Surprise two: therapists identified specific areas where I had broken or atrophied social skills and helped to build them. Just like crossing a street, most unprompted social interactions:
a) Have an expected script which, if followed, reduces the risk of severe negative consequences to near zero. If you didn't know the script you mentioned ("Wait until all traffic has stopped..."), then crossing a street would be dangerous indeed.
b) Have a higher likelihood of minor, non-lasting negative consequences: getting honked at by oblivious drivers, playing do-I-go-left-or-right chicken with oncoming pedestrians, bumping into people, and so on.
c) Have a lot of rules that are contextual (local traffic laws :: mores about what is acceptable in a park vs. in a pub). Some of those rules can be researched, but a lot of them are unspoken/gained through practice--and practice with others is most effective.
d) Are not practiced perfectly by most people. Those apprehensions you have? Those awkwardnesses and anxieties and hyper-awareness of the consequences of failure? Those are shared by tons of people! Even women in the dating scene--hell, especially women in the dating scene--are screwing up, recovering, bailing out, gathering themselves, and trying again constantly.
If you are worried about "missing some kind of sign and ... losing a job", that sounds a lot like either anxiety (therapy surprise one helps) or some missing/mis-functioning specific skills (therapy surprise two, and I cannot underline this enough, really helps here).
(Caveat: be aware that psych help, just like friends, car mechanics, or clothing stores, is variable in quality and highly preference-based; multiple selection passes may be needed before you find someone that you vibe well with).
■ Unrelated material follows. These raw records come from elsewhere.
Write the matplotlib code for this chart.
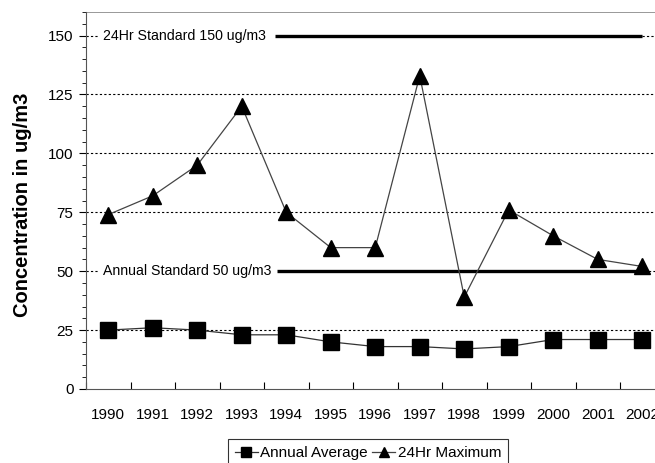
import matplotlib.pyplot as plt
from matplotlib.ticker import MultipleLocator

# data
years = ['1990', '1991', '1992', '1993', '1994', '1995', '1996',
         '1997', '1998', '1999', '2000', '2001', '2002']
annual_avg = [25, 26, 25, 23, 23, 20, 18, 18, 17, 18, 21, 21, 21]
max_24hr = [74, 82, 95, 120, 75, 60, 60, 133, 39, 76, 65, 55, 52]
std_24hr = 150
std_annual = 50

plt.rcParams['font.family'] = ['Liberation Sans', 'DejaVu Sans']
FS = 11

W, H = 655, 463
fig = plt.figure(figsize=(W / 100, H / 100), dpi=100)
# axes runs past the right edge of the picture, like the original
x0, x1, y0, y1 = 86, 664.5, 12, 389
ax = fig.add_axes([x0 / W, 1 - y1 / H, (x1 - x0) / W, (y1 - y0) / H])

xs = list(range(len(years)))
ax.set_xlim(-0.5, len(years) - 0.5)
ax.set_ylim(0, 160)

# grid lines
for g in [25, 75, 100, 125]:
    ax.axhline(g, color='black', lw=0.8, ls=(0, (2, 2)), zorder=1)

# standard lines: dotted near the axis, label, then thick line
ax.plot([-0.5, -0.2], [std_24hr] * 2, color='black', lw=0.8, ls=(0, (2, 2)))
ax.text(-0.12, std_24hr, '24Hr Standard 150 ug/m3', fontsize=10.2, va='center', ha='left')
ax.plot([3.75, 12.0], [std_24hr] * 2, color='black', lw=2.4, solid_capstyle='butt')
ax.plot([12.0, 12.5], [std_24hr] * 2, color='black', lw=0.8, ls=(0, (2, 2)))

ax.plot([-0.5, -0.2], [std_annual] * 2, color='black', lw=0.8, ls=(0, (2, 2)))
ax.text(-0.12, std_annual, 'Annual Standard 50 ug/m3', fontsize=10.2, va='center', ha='left')
ax.plot([3.8, 12.05], [std_annual] * 2, color='black', lw=2.4, solid_capstyle='butt')
ax.plot([12.05, 12.5], [std_annual] * 2, color='black', lw=0.8, ls=(0, (2, 2)))

l1, = ax.plot(xs, annual_avg, color='#333333', lw=0.9, marker='s', ms=11,
              mfc='black', mec='black', label='Annual Average', zorder=3)
l2, = ax.plot(xs, max_24hr, color='#444444', lw=0.9, marker='^', ms=11,
              mfc='black', mec='black', label='24Hr Maximum', zorder=3)

ax.set_xticks([x + 0.5 for x in xs[:-1]] + [-0.5])
ax.set_xticklabels([])
ax.set_xticks(xs, minor=True)
ax.set_xticklabels(years, minor=True, fontsize=FS)
ax.tick_params(axis='x', which='minor', length=0, pad=14)
ax.tick_params(axis='x', which='major', length=5, direction='in')

ax.yaxis.set_major_locator(MultipleLocator(25))
ax.yaxis.set_minor_locator(MultipleLocator(5))
ax.tick_params(axis='y', which='major', length=5, labelsize=FS, pad=4)
ax.tick_params(axis='y', which='minor', length=3)

for s in ['top', 'right']:
    ax.spines[s].set_visible(False)
ax.spines['left'].set_color('#555555')
ax.spines['bottom'].set_color('#555555')
ax.axhline(160, color='#888888', lw=1.2)

fig.text(23 / W, 1 - 205 / H, 'Concentration in ug/m3', rotation=90, fontsize=14.5,
         fontweight='bold', ha='center', va='center')

leg = fig.legend(handles=[l1, l2], loc='upper left', bbox_to_anchor=(228 / W, 1 - 439 / H),
                 ncol=2, fontsize=FS, frameon=True, fancybox=False, edgecolor='black',
                 handlelength=1.5, handletextpad=0.15, columnspacing=0.3,
                 borderpad=0.45, borderaxespad=0, markerscale=0.6)
leg.get_frame().set_linewidth(0.8)

fig.savefig('out.png', dpi=100)
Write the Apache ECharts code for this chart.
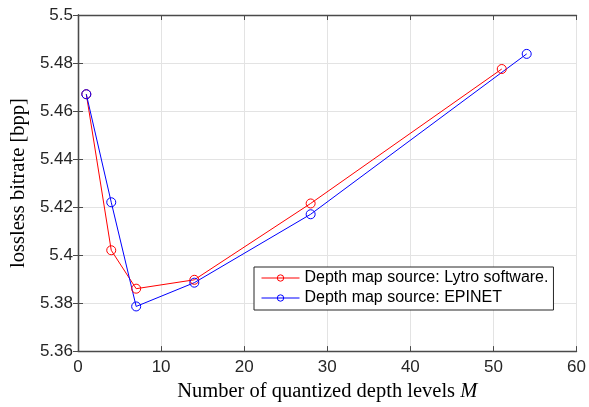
<!DOCTYPE html>
<html>
<head>
<meta charset="utf-8">
<script src="https://cdn.jsdelivr.net/npm/echarts@6/dist/echarts.min.js"></script>
<style>
  html, body { margin: 0; padding: 0; background: #fff; }
  #chart { width: 589px; height: 407px; }
</style>
</head>
<body>
<div id="chart"></div>
<script>
// depth levels M for each series
const lytroM = [1, 4, 7, 14, 28, 51];
const lytroRate = [5.467, 5.402, 5.386, 5.3897, 5.4215, 5.4775];
const epinetM = [1, 4, 7, 14, 28, 54];
const epinetRate = [5.467, 5.422, 5.3786, 5.3885, 5.417, 5.4838];
const seriesNames = ['Depth map source: Lytro software.', 'Depth map source: EPINET'];

const axisColor = '#4a4a4a';
const gridColor = '#e3e3e3';

function pairs(xs, ys) {
    return xs.map(function (x, i) { return [x, ys[i]]; });
}

// y labels like matlab: 5.5, 5.48 ...
function fmtY(v) {
    return String(parseFloat(v.toFixed(2)));
}

let myChart = echarts.init(document.getElementById('chart'));

// second axis on top/right just for box + ticks
let boxAxis = {
    axisLine: { show: true, lineStyle: { color: axisColor, width: 1.3 } },
    axisTick: { show: true, inside: true, length: 5, lineStyle: { color: axisColor } },
    axisLabel: { show: false },
    splitLine: { show: false }
};

let option = {
    animation: false,
    backgroundColor: '#fff',
    grid: { left: 78, right: 11, top: 15, bottom: 50, containLabel: false },
    legend: {
        data: seriesNames,
        orient: 'vertical',
        left: 254,
        top: 267,
        padding: [3, 5, 4, 7],
        itemGap: 4,
        itemWidth: 38,
        itemHeight: 8,
        backgroundColor: '#fff',
        borderColor: '#262626',
        borderWidth: 1,
        lineStyle: { width: 1 },
        itemStyle: { borderWidth: 1 },
        textStyle: { fontFamily: 'Liberation Sans', fontSize: 16, color: '#000' }
    },
    xAxis: [{
        type: 'value',
        min: 0, max: 60, interval: 10,
        name: '{t|Number of quantized depth levels }{i|M}',
        nameLocation: 'middle',
        nameGap: 27,
        nameTextStyle: {
            rich: {
                t: { fontFamily: 'Liberation Serif', fontSize: 20.5, color: '#000' },
                i: { fontFamily: 'Liberation Serif', fontSize: 20.5, fontStyle: 'italic', color: '#000' }
            }
        },
        axisLine: { show: true, onZero: false, lineStyle: { color: axisColor, width: 1.3 } },
        axisTick: { show: true, inside: true, length: 5, lineStyle: { color: axisColor } },
        axisLabel: { fontFamily: 'Liberation Sans', fontSize: 17, color: '#262626', margin: 8 },
        splitLine: { show: true, lineStyle: { color: gridColor, width: 1 } }
    }, Object.assign({ type: 'value', position: 'top', min: 0, max: 60, interval: 10 }, boxAxis)],
    yAxis: [{
        type: 'value',
        min: 5.36, max: 5.5, interval: 0.02,
        name: 'lossless bitrate [bpp]',
        nameLocation: 'middle',
        nameGap: 45,
        nameTextStyle: { fontFamily: 'Liberation Serif', fontSize: 20.5, color: '#000' },
        axisLine: { show: true, onZero: false, lineStyle: { color: axisColor, width: 1.3 } },
        axisTick: { show: true, inside: true, length: 5, lineStyle: { color: axisColor } },
        axisLabel: { fontFamily: 'Liberation Sans', fontSize: 17, color: '#262626', margin: 5, formatter: fmtY },
        splitLine: { show: true, lineStyle: { color: gridColor, width: 1 } }
    }, Object.assign({ type: 'value', position: 'right', min: 5.36, max: 5.5, interval: 0.02 }, boxAxis)],
    series: [{
        name: seriesNames[0],
        type: 'line',
        data: pairs(lytroM, lytroRate),
        symbol: 'circle',
        symbolSize: 9,
        lineStyle: { color: '#ff0000', width: 1 },
        itemStyle: { color: 'rgba(255,255,255,0)', borderColor: '#ff0000', borderWidth: 1 }
    }, {
        name: seriesNames[1],
        type: 'line',
        data: pairs(epinetM, epinetRate),
        symbol: 'circle',
        symbolSize: 9,
        lineStyle: { color: '#0000ff', width: 1 },
        itemStyle: { color: 'rgba(255,255,255,0)', borderColor: '#0000ff', borderWidth: 1 }
    }]
};

myChart.setOption(option);
</script>
</body>
</html>
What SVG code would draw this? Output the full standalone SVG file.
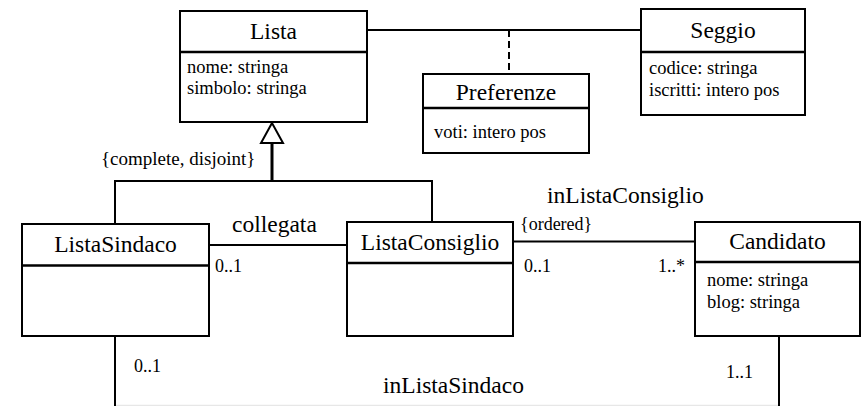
<svg xmlns="http://www.w3.org/2000/svg" width="861" height="406" viewBox="0 0 861 406" font-family="Liberation Serif" fill="#000">
<style>
.box{fill:#fff;stroke:#000;stroke-width:2}
.div{stroke:#000;stroke-width:2.5}
.ln{fill:none;stroke:#000;stroke-width:2}
.h{font-size:23.5px;text-anchor:middle}
.a{font-size:18.5px}
.s{font-size:18px}
.n{font-size:23.5px}
</style>
<rect width="861" height="406" fill="#fff"/>
<g id="connectors">
<line class="ln" x1="367" y1="30" x2="641" y2="30"/>
<line class="ln" x1="509" y1="30" x2="509" y2="74" stroke-dasharray="7,4"/>
<polyline class="ln" points="115,224 115,181 432,181 432,222"/>
<line x1="272" y1="143" x2="272" y2="181" stroke="#000" stroke-width="3"/>
<polygon points="272,123 261,143 283,143" fill="#fff" stroke="#000" stroke-width="2"/>
<line class="ln" x1="209" y1="245" x2="347" y2="245"/>
<line class="ln" x1="513" y1="241.5" x2="695" y2="241.5"/>
<line class="ln" x1="115" y1="336" x2="115" y2="406"/>
<line class="ln" x1="779" y1="336" x2="779" y2="406"/>
<line x1="116" y1="405.3" x2="778" y2="405.3" stroke="#e2e2e2" stroke-width="1"/>
<text font-family="Liberation Serif" x="101" y="165" font-size="19">{complete, disjoint}</text>
<text class="n" font-family="Liberation Serif" x="232" y="232">collegata</text>
<text class="s" font-family="Liberation Serif" x="215" y="272">0..1</text>
<text class="n" font-family="Liberation Serif" x="547" y="203">inListaConsiglio</text>
<text class="s" font-family="Liberation Serif" x="520" y="230">{ordered}</text>
<text class="s" font-family="Liberation Serif" x="524" y="272">0..1</text>
<text class="s" font-family="Liberation Serif" x="685" y="272" text-anchor="end">1..*</text>
<text class="s" font-family="Liberation Serif" x="134" y="372">0..1</text>
<text class="s" font-family="Liberation Serif" x="753" y="378" text-anchor="end">1..1</text>
<text class="n" font-family="Liberation Serif" x="383" y="393">inListaSindaco</text>
</g>
<g id="Lista" font-family="Liberation Serif">
<rect class="box" x="180" y="11" width="187" height="111"/>
<line class="div" x1="180" y1="52" x2="367" y2="52"/>
<text class="h" x="273.5" y="39">Lista</text>
<text class="a" x="187" y="73">nome: stringa</text>
<text class="a" x="187" y="94">simbolo: stringa</text>
</g>
<g id="Seggio" font-family="Liberation Serif">
<rect class="box" x="641" y="9" width="164" height="106"/>
<line class="div" x1="641" y1="52" x2="805" y2="52"/>
<text class="h" x="723" y="38">Seggio</text>
<text class="a" x="649" y="74">codice: stringa</text>
<text class="a" x="649" y="96">iscritti: intero pos</text>
</g>
<g id="Preferenze" font-family="Liberation Serif">
<rect class="box" x="423" y="74" width="166" height="79"/>
<line class="div" x1="423" y1="108" x2="589" y2="108"/>
<text class="h" x="506" y="100">Preferenze</text>
<text class="a" x="434" y="138">voti: intero pos</text>
</g>
<g id="ListaSindaco" font-family="Liberation Serif">
<rect class="box" x="22" y="224" width="187" height="112"/>
<line class="div" x1="22" y1="265.5" x2="209" y2="265.5"/>
<text class="h" x="115.5" y="252">ListaSindaco</text>
</g>
<g id="ListaConsiglio" font-family="Liberation Serif">
<rect class="box" x="347" y="222" width="166" height="114"/>
<line class="div" x1="347" y1="263" x2="513" y2="263"/>
<text class="h" x="430" y="250">ListaConsiglio</text>
</g>
<g id="Candidato" font-family="Liberation Serif">
<rect class="box" x="695" y="222" width="165" height="114"/>
<line class="div" x1="695" y1="262" x2="860" y2="262"/>
<text class="h" x="777.5" y="249">Candidato</text>
<text class="a" x="707" y="286">nome: stringa</text>
<text class="a" x="707" y="308">blog: stringa</text>
</g>
</svg>
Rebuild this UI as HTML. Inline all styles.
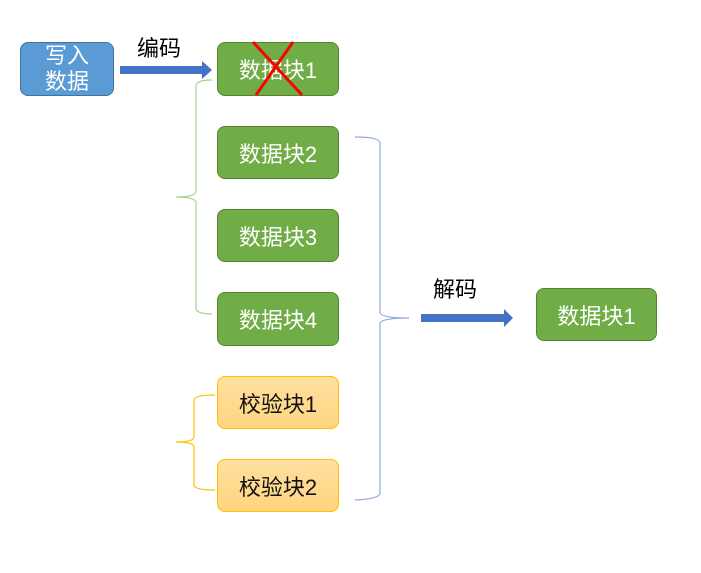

I also really recommend Devon Price's writing on the subject. He has a few focuses that may be less relevant here (experiencing autism, being queer/trans), but also writes extensively on social/romantic interaction as a practiced, scripted phenomenon; I have found those essays to really help contextualize some of this stuff: https://devonprice.medium.com/
> I really do not get why people are against dating apps, when those are the best thing ever to avoid catastrophic consequences for initial approach.
I'm not against dating apps; I'm responding to the "unprompted social outreach is risky/a bad cost-benefit" claim.
In fact, you can get a lot more out of dating apps if you have practiced the skills required to be comfortable with ("comfortable with" is not the same as "good at") apropos in-person connection forming!
Also:
> nobody sane will blast you on social media
I agree. Raging about someone's social gaffe on social media is not sane/healthy behavior. Since jackasses raging online is nearly never as life-ruining as you might fear, framing it as "not sane and therefore not worth losing sleep over" is a good approach!
...and people on social media routinely rage about pedestrians, cyclists, slow drivers, etc. With pictures, license plates, death threats--the works. With dating, just like with crossing the street, it is not worth worrying about: be kind/do no harm, learn (potentially with help) the skills needed to progress, be willing to fail a lot while learning, and it will turn out well. I promise.
EDIT: Also, one last thing:
Avoid parts of the internet that use language like "daring to approach while ugly" and "on initial approach" when talking about dating. I've been there. I get how good it can feel to be validated by people with similar experiences, who explain that it isn't your fault/that thinking about dating as adversarial game theory is healthy. But those communities are toxic, self-hatred-reinforcing hostility factories. Seriously, go for a walk/watch TV/read a book instead.
If those are terms you came to use organically, consider avoiding them to avoid being associated with those places.